=== Directions for this task ===
Give every line again exactly as it appears, please, but not the pictures.

=== Data provided ===
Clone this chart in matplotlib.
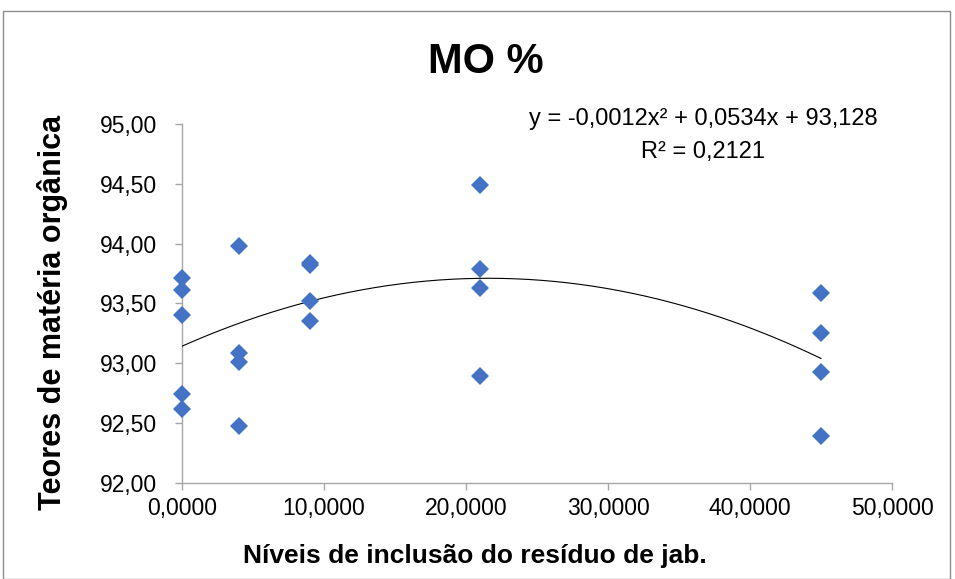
import numpy as np
import matplotlib
matplotlib.use("Agg")
import matplotlib.pyplot as plt
from matplotlib.patches import Rectangle
from matplotlib.ticker import FuncFormatter, MultipleLocator

# inclusion levels and organic matter content (%)
levels = [0, 0, 0, 0, 0, 4, 4, 4, 4, 9, 9, 9, 9, 21, 21, 21, 21, 45, 45, 45, 45]
mo_values = [93.71, 93.61, 93.40, 92.74, 92.62,
             93.98, 93.09, 93.01, 92.48,
             93.84, 93.82, 93.52, 93.35,
             94.49, 93.79, 93.63, 92.89,
             93.59, 93.25, 92.93, 92.39]

equation_text = "y = -0,0012x² + 0,0534x + 93,128"
r2_text = "R² = 0,2121"

W, H = 955, 579
fig = plt.figure(figsize=(W / 100, H / 100), dpi=100)
plt.rcParams["font.family"] = ["Liberation Sans", "DejaVu Sans"]

# outer chart border
fig.patches.append(Rectangle((3 / W, 0.0), 947 / W, 1 - 11 / H, transform=fig.transFigure,
                             fill=False, edgecolor="#8c8c8c", linewidth=1.0))

ax = fig.add_axes([182 / W, 1 - 483 / H, (892 - 182) / W, (483 - 124) / H])

x = np.asarray(levels, dtype=float)
y = np.asarray(mo_values, dtype=float)

coef = np.polyfit(x, y, 2)
xs = np.linspace(x.min(), x.max(), 200)
ax.plot(xs, np.polyval(coef, xs), color="black", linewidth=0.8, zorder=2)
ax.plot(x, y, linestyle="none", marker="D", markersize=9.5, color="#4472C4",
        markeredgewidth=0, zorder=3, clip_on=False)

ax.set_xlim(0, 50)
ax.set_ylim(92, 95)
ax.xaxis.set_major_locator(MultipleLocator(10))
ax.yaxis.set_major_locator(MultipleLocator(0.5))
ax.xaxis.set_major_formatter(FuncFormatter(lambda v, p: f"{v:.4f}".replace(".", ",")))
ax.yaxis.set_major_formatter(FuncFormatter(lambda v, p: f"{v:.2f}".replace(".", ",")))

for side in ("top", "right"):
    ax.spines[side].set_visible(False)
for side in ("left", "bottom"):
    ax.spines[side].set_color("#a6a6a6")
    ax.spines[side].set_linewidth(1.0)
    ax.spines[side].set_zorder(1)
ax.tick_params(axis="both", colors="#a6a6a6", labelcolor="black", labelsize=16.5,
               length=5, width=1.0, direction="out")
ax.tick_params(axis="y", pad=13)
ax.tick_params(axis="x", pad=5)

fig.text(486 / W, 1 - 62 / H, "MO %", ha="center", va="center", fontsize=30, fontweight="bold")
fig.text(53 / W, 1 - 312 / H, "Teores de matéria orgânica", rotation=90, ha="center", va="center",
         fontsize=22, fontweight="bold")
fig.text(475 / W, 1 - 556 / H, "Níveis de inclusão do resíduo de jab.", ha="center", va="center",
         fontsize=19, fontweight="bold")
fig.text(703 / W, 1 - 119 / H, equation_text, ha="center", va="center", fontsize=17)
fig.text(703 / W, 1 - 152 / H, r2_text, ha="center", va="center", fontsize=17)

fig.savefig("out.png", dpi=100)
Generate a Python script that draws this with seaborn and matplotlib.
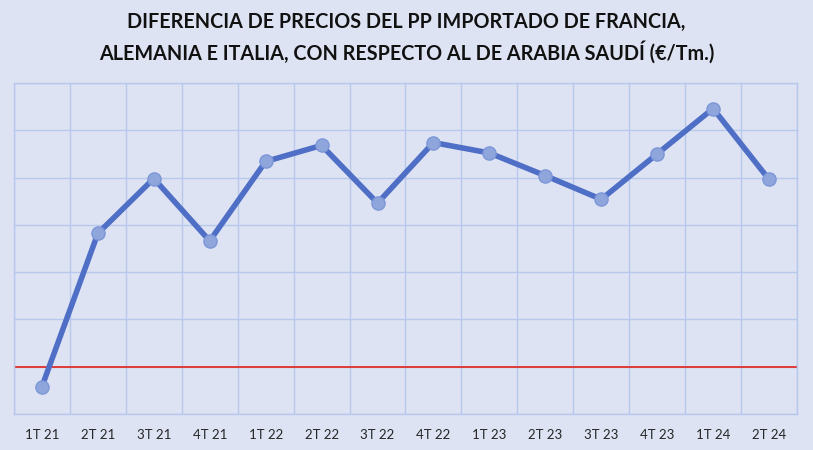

=== Task solution ===
Clone this chart in matplotlib.
import numpy as np
import matplotlib
matplotlib.use("Agg")
import matplotlib.pyplot as plt
from matplotlib.patches import Rectangle
from matplotlib.ticker import FuncFormatter, MultipleLocator

# inclusion levels and organic matter content (%)
levels = [0, 0, 0, 0, 0, 4, 4, 4, 4, 9, 9, 9, 9, 21, 21, 21, 21, 45, 45, 45, 45]
mo_values = [93.71, 93.61, 93.40, 92.74, 92.62,
             93.98, 93.09, 93.01, 92.48,
             93.84, 93.82, 93.52, 93.35,
             94.49, 93.79, 93.63, 92.89,
             93.59, 93.25, 92.93, 92.39]

equation_text = "y = -0,0012x² + 0,0534x + 93,128"
r2_text = "R² = 0,2121"

W, H = 955, 579
fig = plt.figure(figsize=(W / 100, H / 100), dpi=100)
plt.rcParams["font.family"] = ["Liberation Sans", "DejaVu Sans"]

# outer chart border
fig.patches.append(Rectangle((3 / W, 0.0), 947 / W, 1 - 11 / H, transform=fig.transFigure,
                             fill=False, edgecolor="#8c8c8c", linewidth=1.0))

ax = fig.add_axes([182 / W, 1 - 483 / H, (892 - 182) / W, (483 - 124) / H])

x = np.asarray(levels, dtype=float)
y = np.asarray(mo_values, dtype=float)

coef = np.polyfit(x, y, 2)
xs = np.linspace(x.min(), x.max(), 200)
ax.plot(xs, np.polyval(coef, xs), color="black", linewidth=0.8, zorder=2)
ax.plot(x, y, linestyle="none", marker="D", markersize=9.5, color="#4472C4",
        markeredgewidth=0, zorder=3, clip_on=False)

ax.set_xlim(0, 50)
ax.set_ylim(92, 95)
ax.xaxis.set_major_locator(MultipleLocator(10))
ax.yaxis.set_major_locator(MultipleLocator(0.5))
ax.xaxis.set_major_formatter(FuncFormatter(lambda v, p: f"{v:.4f}".replace(".", ",")))
ax.yaxis.set_major_formatter(FuncFormatter(lambda v, p: f"{v:.2f}".replace(".", ",")))

for side in ("top", "right"):
    ax.spines[side].set_visible(False)
for side in ("left", "bottom"):
    ax.spines[side].set_color("#a6a6a6")
    ax.spines[side].set_linewidth(1.0)
    ax.spines[side].set_zorder(1)
ax.tick_params(axis="both", colors="#a6a6a6", labelcolor="black", labelsize=16.5,
               length=5, width=1.0, direction="out")
ax.tick_params(axis="y", pad=13)
ax.tick_params(axis="x", pad=5)

fig.text(486 / W, 1 - 62 / H, "MO %", ha="center", va="center", fontsize=30, fontweight="bold")
fig.text(53 / W, 1 - 312 / H, "Teores de matéria orgânica", rotation=90, ha="center", va="center",
         fontsize=22, fontweight="bold")
fig.text(475 / W, 1 - 556 / H, "Níveis de inclusão do resíduo de jab.", ha="center", va="center",
         fontsize=19, fontweight="bold")
fig.text(703 / W, 1 - 119 / H, equation_text, ha="center", va="center", fontsize=17)
fig.text(703 / W, 1 - 152 / H, r2_text, ha="center", va="center", fontsize=17)

fig.savefig("out.png", dpi=100)
Generate a Python script that draws this with seaborn and matplotlib.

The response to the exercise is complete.